Now that we have a function to find out how similar two strings are, we can use it to calculate the similarity ratio of the two strings to approximately match them.

function StringSimilarityRatio(const Str1, Str2: String; IgnoreCase: Boolean): Double;
var
  MaxLen: Integer;
  Distance: Integer;
begin
  Result := 1.0;
  if Length(Str1) > Length(Str2) then
    MaxLen := Length(Str1)
  else
    MaxLen := Length(Str2);
  if MaxLen <> 0 then
  begin
    if IgnoreCase then
      Distance := DamerauLevenshteinDistance(LowerCase(Str1), LowerCase(Str2))
    else
      Distance := DamerauLevenshteinDistance(Str1, Str2);
    Result := Result - (Distance / MaxLen);
  end;
end;

The return value of StringSimilarityRatio function is a floating-point number between 0 (zero) and 1 (one), where 0 means not similar at all and 1 means equal strings.

UPDATE: The algorithm is updated to the one that is optimized by data man.

Reader's Comments »

  1. 1. By data man on November 26, 2010 at 02:47

    Thank for post.

    I added

      while (LenStr2 <> 0) and ((pStr1+LenStr1-1)^ = (pStr2+LenStr2-1)^) do
      begin
        Dec(LenStr1);
        Dec(LenStr2);
      end;

    after

      while (LenStr2 <> 0) and (pStr1^ = pStr2^) do
      begin
        Inc(pStr1);
        Inc(pStr2);
        Dec(LenStr1);
        Dec(LenStr2);
      end;

    and the speed has increased slightly, if the line endings match.

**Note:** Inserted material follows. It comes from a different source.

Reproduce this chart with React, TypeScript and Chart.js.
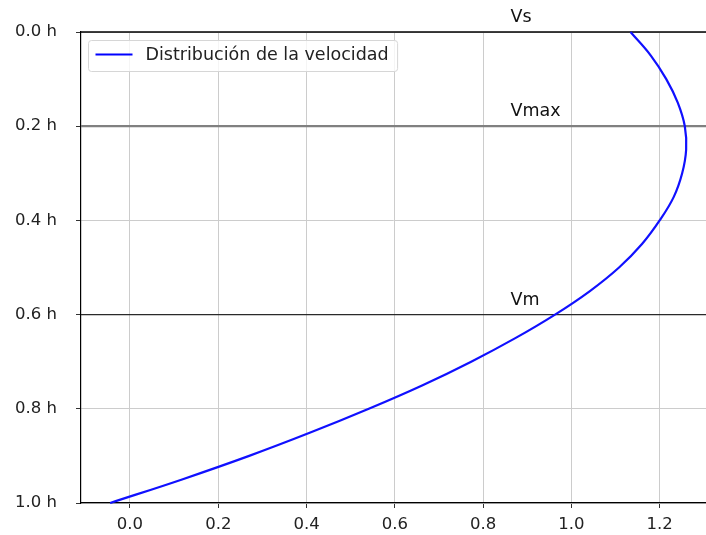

  2. 2. By Francisco DueƱas on January 28, 2011 at 21:47

    Did you add the lines or replace the old ones?
    ———————————————-
    I added

      while (LenStr2 <> 0) and ((pStr1+LenStr1-1)^ = (pStr2+LenStr2-1)^) do
      begin
        Dec(LenStr1);
        Dec(LenStr2);
      end;

    after

      while (LenStr2 <> 0) and (pStr1^ = pStr2^) do
      begin
        Inc(pStr1);
        Inc(pStr2);
        Dec(LenStr1);
        Dec(LenStr2);
      end;

    and the speed has increased slightly, if the line endings match.
    —————————————————————————-

  3. 3. By Michel Deslierres on May 21, 2013 at 16:43

    Thank you for the algorithm. There seems to be a little bug.

    When initializing D, I should loop from 0 to T-1 (which will be equal to LenStr2) :

    for I := 0 to T-1 do
    D[I] := I;

    Regards

  4. 4. By Kambiz on May 21, 2013 at 18:43

    @Michel: You’re right. Thanks for your attention!